━━ Material provided

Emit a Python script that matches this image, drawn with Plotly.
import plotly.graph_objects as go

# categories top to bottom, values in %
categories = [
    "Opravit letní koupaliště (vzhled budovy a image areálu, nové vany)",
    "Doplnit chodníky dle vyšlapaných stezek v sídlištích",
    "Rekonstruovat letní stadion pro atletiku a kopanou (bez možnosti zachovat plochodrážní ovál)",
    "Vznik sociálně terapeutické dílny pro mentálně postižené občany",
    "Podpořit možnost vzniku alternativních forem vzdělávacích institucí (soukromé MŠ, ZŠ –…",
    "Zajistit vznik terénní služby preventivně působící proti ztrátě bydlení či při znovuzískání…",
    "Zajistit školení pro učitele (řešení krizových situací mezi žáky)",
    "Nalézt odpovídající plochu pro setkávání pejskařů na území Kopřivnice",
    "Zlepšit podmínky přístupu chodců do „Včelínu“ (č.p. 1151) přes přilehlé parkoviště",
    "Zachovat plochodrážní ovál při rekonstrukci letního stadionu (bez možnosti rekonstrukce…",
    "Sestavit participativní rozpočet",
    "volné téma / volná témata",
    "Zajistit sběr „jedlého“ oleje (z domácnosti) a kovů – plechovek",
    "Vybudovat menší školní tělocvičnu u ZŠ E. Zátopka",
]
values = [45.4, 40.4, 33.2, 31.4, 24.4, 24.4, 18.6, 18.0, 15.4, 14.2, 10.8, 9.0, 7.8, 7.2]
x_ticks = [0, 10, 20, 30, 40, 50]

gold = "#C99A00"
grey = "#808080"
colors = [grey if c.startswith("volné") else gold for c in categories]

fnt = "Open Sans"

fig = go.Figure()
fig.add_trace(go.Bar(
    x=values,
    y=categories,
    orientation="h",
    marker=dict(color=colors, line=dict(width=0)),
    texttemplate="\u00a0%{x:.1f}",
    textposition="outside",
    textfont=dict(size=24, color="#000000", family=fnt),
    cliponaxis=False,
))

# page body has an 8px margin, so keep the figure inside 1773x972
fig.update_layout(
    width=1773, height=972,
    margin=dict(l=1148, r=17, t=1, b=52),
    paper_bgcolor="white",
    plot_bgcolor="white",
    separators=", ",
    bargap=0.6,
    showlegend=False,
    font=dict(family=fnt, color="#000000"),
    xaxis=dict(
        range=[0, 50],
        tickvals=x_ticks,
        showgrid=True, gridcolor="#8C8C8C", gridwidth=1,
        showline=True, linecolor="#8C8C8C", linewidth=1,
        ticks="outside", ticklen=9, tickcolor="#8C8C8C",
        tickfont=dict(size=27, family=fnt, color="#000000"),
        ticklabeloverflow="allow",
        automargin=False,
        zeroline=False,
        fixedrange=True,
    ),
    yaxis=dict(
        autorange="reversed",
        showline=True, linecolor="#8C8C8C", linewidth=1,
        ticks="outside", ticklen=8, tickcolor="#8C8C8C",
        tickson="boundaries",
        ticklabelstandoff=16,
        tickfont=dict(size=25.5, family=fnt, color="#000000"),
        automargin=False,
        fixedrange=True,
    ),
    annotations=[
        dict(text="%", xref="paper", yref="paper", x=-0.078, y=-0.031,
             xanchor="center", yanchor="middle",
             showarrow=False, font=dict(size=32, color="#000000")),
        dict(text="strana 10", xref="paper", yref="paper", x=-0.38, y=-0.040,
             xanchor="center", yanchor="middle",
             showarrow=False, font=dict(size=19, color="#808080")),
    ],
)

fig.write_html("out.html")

━━━━
━━ Material provided

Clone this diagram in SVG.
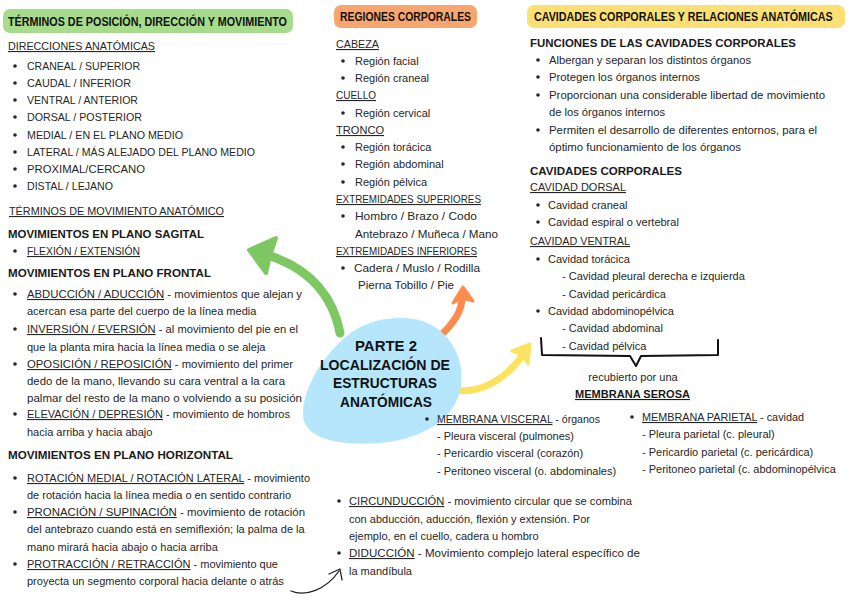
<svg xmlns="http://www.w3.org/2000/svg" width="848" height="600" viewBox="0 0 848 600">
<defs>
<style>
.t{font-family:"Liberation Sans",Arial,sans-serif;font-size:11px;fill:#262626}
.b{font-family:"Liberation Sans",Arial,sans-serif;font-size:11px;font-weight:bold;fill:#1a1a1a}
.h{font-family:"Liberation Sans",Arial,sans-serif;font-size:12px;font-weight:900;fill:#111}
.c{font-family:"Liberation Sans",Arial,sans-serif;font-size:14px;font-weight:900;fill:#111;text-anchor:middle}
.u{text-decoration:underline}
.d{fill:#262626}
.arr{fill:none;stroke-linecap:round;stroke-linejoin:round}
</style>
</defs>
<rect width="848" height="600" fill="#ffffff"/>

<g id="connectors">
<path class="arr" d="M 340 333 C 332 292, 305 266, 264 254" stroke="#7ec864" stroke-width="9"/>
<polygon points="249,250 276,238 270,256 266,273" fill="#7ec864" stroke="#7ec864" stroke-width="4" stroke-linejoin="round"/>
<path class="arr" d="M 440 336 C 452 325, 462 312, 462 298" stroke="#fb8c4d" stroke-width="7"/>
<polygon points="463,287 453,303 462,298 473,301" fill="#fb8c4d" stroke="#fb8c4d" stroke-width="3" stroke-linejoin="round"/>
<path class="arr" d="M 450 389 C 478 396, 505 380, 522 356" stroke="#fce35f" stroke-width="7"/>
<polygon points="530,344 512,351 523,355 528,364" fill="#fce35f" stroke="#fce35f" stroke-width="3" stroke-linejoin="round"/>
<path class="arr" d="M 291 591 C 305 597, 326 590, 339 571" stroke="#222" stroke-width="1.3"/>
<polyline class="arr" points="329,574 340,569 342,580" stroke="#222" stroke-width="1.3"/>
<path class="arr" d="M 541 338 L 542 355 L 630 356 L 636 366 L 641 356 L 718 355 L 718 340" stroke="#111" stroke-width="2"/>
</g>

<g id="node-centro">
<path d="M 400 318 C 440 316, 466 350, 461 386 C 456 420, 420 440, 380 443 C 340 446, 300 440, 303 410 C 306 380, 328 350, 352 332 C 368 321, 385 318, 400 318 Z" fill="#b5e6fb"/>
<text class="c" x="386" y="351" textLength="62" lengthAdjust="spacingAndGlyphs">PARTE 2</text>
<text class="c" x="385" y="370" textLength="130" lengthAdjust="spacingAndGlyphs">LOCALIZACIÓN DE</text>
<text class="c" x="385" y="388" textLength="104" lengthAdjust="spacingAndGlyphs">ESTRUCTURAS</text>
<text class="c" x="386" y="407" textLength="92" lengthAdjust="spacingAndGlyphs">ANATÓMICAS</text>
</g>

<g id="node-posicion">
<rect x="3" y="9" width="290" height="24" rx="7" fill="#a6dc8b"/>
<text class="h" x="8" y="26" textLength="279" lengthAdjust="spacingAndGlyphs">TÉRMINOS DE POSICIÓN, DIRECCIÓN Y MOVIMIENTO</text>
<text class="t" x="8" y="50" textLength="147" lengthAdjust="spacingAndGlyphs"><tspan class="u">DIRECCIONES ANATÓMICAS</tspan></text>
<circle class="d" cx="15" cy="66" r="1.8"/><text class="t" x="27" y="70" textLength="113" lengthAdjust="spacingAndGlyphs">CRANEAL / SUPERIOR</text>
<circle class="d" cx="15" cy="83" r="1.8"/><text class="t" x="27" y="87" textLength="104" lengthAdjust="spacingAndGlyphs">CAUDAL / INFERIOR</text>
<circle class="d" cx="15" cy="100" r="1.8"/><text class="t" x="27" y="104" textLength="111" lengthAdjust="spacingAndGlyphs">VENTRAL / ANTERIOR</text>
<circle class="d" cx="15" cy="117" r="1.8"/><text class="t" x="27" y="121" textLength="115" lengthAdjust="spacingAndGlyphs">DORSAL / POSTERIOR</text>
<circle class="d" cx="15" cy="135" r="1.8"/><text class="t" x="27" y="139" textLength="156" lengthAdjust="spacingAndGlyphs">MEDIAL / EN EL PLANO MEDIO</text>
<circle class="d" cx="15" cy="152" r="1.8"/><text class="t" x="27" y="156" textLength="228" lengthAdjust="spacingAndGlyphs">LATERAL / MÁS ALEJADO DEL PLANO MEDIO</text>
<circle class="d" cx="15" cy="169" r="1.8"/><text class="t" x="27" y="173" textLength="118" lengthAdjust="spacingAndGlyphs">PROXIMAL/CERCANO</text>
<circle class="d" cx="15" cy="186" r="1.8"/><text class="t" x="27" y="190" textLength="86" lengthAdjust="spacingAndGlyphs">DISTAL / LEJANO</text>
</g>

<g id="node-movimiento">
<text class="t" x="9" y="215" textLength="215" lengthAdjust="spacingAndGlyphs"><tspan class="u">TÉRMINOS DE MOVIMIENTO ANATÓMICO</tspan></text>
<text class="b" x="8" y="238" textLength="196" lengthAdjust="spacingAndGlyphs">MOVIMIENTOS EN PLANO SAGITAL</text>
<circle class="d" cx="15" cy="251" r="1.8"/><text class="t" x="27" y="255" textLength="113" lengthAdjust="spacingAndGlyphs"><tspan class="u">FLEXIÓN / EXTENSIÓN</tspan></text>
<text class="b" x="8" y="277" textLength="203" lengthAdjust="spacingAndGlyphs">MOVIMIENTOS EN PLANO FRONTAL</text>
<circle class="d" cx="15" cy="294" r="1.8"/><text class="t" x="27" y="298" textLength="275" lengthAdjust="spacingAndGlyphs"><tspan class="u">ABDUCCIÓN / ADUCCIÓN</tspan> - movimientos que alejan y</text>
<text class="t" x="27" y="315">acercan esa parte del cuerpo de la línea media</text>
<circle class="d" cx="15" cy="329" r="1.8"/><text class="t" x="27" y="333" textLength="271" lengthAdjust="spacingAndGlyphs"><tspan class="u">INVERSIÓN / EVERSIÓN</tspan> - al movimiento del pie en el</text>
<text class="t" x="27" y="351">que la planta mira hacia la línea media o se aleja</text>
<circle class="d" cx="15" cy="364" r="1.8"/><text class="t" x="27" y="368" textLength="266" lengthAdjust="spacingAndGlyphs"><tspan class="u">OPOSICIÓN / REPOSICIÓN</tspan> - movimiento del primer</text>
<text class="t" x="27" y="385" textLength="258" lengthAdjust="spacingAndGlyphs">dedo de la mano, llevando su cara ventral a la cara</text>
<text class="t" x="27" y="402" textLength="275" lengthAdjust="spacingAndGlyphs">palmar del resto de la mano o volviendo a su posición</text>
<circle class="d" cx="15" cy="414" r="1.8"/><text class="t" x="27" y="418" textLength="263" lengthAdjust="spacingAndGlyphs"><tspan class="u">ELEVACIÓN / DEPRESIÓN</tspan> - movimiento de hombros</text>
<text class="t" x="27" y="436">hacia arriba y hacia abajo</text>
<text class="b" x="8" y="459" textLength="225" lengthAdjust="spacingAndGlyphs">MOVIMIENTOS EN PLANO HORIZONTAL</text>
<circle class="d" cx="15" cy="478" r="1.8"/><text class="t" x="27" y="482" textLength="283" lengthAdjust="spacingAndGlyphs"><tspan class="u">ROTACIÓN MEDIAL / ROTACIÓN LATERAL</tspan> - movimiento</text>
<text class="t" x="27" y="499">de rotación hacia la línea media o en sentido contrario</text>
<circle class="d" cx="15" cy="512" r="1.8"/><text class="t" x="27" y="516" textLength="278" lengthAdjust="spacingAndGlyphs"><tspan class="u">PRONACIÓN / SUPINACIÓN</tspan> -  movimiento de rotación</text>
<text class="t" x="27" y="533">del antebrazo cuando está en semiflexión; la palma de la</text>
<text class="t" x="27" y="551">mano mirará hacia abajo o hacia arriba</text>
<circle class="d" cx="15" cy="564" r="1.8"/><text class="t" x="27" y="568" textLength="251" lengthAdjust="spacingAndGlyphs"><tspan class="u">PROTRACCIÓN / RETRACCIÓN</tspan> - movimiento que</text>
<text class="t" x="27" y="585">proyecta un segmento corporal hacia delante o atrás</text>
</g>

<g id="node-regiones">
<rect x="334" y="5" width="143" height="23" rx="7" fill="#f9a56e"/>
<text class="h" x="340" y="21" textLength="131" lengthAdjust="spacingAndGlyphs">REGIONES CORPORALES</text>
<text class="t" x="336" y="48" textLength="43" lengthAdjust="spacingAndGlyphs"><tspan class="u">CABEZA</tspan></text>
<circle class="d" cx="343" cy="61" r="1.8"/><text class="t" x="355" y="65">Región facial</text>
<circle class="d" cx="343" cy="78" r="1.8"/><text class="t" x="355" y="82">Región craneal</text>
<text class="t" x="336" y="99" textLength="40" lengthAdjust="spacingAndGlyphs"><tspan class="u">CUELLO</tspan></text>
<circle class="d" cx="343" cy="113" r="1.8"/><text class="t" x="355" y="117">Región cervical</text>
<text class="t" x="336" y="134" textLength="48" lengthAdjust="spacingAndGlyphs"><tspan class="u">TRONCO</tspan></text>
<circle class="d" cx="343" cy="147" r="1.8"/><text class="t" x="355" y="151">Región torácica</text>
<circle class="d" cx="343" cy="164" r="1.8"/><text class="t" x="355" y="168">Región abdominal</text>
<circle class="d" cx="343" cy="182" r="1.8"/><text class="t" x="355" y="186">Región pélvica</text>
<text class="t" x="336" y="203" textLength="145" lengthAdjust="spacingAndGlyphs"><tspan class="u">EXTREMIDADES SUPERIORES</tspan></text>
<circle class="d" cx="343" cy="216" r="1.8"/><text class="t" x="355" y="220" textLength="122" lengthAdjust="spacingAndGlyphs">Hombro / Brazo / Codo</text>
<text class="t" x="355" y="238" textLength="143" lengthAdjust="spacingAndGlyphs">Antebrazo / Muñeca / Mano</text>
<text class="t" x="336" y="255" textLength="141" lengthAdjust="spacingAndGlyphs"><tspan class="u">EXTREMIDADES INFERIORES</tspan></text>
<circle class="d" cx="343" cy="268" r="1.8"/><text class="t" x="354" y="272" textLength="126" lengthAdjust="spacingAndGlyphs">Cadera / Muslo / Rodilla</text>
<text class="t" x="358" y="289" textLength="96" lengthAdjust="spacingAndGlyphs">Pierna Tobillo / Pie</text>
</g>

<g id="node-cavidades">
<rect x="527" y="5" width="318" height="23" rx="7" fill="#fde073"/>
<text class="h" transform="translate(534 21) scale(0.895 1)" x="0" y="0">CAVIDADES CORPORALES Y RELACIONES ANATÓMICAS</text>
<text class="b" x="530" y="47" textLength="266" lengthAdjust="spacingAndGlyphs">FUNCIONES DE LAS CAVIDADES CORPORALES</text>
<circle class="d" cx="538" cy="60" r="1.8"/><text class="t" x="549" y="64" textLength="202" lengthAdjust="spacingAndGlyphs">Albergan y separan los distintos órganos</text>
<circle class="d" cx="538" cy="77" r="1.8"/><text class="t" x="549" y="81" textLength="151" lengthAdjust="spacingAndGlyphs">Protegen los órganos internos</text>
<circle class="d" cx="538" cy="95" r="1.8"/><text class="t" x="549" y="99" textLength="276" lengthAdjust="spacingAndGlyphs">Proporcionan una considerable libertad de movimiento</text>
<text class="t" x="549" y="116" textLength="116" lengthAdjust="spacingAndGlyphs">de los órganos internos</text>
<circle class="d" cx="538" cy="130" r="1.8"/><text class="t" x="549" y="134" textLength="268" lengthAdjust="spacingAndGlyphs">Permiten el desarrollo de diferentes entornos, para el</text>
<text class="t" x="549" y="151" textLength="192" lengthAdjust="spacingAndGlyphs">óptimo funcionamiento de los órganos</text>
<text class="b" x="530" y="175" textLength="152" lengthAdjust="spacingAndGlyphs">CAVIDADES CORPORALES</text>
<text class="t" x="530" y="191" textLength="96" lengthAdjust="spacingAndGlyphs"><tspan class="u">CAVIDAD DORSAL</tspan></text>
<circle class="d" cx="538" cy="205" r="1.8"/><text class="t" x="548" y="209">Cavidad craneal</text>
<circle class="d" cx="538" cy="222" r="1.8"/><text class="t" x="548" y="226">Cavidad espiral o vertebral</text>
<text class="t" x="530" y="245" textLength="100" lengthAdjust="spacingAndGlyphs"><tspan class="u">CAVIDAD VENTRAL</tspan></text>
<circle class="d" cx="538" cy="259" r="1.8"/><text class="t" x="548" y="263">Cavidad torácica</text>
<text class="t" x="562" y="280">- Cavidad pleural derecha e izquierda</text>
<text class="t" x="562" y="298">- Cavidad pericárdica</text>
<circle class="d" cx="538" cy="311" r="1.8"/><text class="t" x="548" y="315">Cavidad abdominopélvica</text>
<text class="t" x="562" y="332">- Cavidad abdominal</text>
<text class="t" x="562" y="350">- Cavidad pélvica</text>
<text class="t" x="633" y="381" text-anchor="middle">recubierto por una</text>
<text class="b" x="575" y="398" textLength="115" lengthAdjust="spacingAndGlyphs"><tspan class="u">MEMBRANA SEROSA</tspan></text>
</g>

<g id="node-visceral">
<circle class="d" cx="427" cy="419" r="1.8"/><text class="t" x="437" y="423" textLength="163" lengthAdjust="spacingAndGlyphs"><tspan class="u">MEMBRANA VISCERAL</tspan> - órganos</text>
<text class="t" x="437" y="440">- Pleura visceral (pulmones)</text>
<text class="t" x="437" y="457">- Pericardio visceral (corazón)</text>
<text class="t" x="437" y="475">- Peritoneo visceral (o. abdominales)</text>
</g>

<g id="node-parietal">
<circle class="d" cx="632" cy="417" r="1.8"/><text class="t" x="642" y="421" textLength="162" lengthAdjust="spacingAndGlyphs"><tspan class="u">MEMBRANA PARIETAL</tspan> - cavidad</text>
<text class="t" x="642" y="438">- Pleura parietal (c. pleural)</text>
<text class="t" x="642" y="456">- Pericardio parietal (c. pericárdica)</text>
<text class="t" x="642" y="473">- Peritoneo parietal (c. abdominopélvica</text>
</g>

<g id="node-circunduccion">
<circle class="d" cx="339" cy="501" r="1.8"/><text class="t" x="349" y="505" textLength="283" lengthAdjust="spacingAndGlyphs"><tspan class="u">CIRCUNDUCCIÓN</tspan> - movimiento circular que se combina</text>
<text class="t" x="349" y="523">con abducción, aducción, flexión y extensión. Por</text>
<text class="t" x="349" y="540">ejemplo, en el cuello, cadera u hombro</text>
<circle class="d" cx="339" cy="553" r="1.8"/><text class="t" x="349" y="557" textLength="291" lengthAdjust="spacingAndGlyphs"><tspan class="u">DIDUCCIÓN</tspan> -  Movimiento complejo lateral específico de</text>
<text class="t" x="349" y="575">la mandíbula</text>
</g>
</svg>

━━━━
━━ Material provided

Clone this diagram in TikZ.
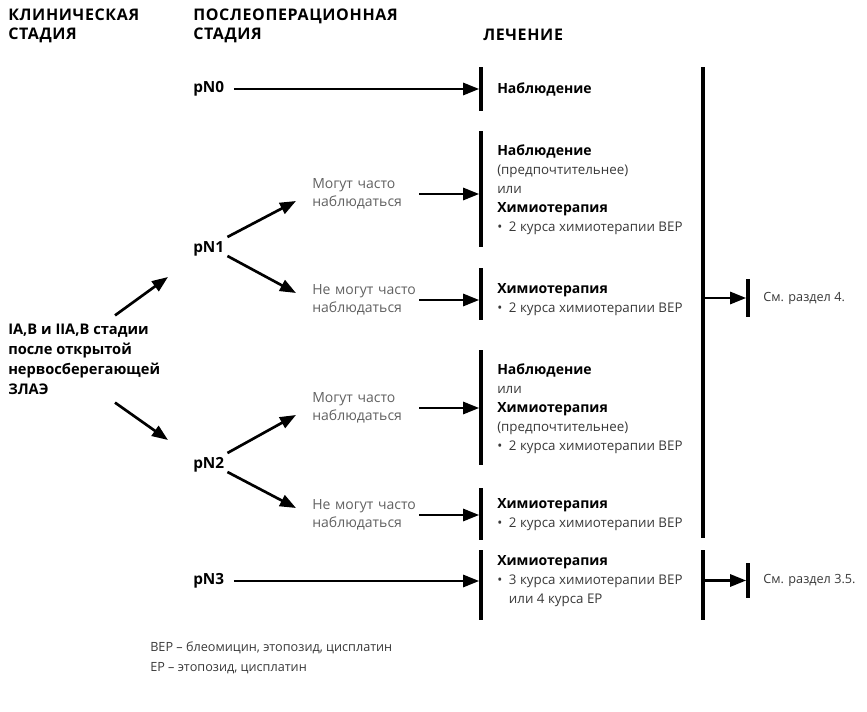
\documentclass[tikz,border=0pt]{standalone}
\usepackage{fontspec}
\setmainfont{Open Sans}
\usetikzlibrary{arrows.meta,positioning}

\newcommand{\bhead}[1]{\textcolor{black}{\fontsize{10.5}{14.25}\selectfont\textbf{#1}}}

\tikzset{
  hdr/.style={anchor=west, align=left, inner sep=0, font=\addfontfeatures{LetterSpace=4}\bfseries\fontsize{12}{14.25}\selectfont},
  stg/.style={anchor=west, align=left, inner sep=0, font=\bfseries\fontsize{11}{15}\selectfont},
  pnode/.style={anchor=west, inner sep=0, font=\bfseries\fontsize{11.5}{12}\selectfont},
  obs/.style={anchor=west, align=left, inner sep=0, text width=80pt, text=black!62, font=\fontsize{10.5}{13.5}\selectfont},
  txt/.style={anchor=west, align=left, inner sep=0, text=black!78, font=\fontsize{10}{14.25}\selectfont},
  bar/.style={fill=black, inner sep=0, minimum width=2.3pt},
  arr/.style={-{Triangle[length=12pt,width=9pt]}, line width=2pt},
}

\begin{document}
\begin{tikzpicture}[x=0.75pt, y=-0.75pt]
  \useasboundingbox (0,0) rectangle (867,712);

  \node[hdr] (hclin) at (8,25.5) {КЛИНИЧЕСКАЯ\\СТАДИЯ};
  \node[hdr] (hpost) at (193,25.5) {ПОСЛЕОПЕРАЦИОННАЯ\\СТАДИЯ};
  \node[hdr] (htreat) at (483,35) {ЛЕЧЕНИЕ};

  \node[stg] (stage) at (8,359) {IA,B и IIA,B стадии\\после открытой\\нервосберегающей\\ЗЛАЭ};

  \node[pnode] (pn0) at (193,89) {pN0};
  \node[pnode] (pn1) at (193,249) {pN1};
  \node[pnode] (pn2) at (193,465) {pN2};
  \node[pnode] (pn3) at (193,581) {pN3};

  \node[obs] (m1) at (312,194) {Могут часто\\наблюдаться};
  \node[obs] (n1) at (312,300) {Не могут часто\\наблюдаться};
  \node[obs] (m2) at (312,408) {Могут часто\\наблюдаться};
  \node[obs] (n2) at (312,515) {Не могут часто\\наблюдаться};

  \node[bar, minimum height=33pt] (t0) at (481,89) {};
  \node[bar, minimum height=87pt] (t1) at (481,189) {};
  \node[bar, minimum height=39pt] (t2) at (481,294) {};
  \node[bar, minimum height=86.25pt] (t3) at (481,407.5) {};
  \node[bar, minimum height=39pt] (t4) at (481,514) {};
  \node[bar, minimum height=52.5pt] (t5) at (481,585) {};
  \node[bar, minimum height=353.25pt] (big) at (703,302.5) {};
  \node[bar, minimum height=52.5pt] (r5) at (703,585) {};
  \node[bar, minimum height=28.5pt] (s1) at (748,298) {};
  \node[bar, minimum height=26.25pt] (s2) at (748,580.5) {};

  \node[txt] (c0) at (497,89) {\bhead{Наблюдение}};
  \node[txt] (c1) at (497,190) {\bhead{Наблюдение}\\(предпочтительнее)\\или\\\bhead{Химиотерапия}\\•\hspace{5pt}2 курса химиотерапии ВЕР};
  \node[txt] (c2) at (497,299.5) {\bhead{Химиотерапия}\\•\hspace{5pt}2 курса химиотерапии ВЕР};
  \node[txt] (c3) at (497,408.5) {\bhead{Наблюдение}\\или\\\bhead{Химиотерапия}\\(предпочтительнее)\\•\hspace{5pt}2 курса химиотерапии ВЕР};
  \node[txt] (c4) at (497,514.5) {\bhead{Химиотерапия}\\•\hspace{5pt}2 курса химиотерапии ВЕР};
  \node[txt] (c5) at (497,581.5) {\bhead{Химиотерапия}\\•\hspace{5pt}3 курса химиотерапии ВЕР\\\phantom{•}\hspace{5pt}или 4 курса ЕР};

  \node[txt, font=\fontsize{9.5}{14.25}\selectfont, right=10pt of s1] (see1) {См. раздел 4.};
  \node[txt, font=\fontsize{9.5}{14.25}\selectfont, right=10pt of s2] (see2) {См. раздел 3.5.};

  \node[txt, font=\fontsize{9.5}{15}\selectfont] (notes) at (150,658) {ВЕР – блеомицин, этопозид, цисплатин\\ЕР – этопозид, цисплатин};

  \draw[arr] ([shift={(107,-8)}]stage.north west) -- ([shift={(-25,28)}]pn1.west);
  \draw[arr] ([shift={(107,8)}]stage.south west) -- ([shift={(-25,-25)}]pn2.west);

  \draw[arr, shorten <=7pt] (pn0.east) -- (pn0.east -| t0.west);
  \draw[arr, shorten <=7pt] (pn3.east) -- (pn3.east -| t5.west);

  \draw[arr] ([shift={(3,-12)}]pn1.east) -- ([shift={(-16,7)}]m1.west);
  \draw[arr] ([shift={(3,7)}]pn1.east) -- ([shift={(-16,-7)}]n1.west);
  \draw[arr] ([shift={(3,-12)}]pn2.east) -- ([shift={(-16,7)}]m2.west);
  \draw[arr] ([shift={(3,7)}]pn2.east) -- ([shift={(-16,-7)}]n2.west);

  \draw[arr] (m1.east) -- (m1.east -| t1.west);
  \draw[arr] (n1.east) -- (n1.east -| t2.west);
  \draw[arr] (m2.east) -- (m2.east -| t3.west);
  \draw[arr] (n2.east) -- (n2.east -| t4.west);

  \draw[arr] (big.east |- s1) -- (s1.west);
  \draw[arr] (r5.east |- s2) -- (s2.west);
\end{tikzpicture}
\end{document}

━━━━

*Goal*
Transcribe the lines beginning at the one that contains "Emit a Python" and ending at the one that contains "import plotly.graph_objects as go", with nothing added or left out.

*Response to the exercise*
Emit a Python script that matches this image, drawn with Plotly.
import plotly.graph_objects as go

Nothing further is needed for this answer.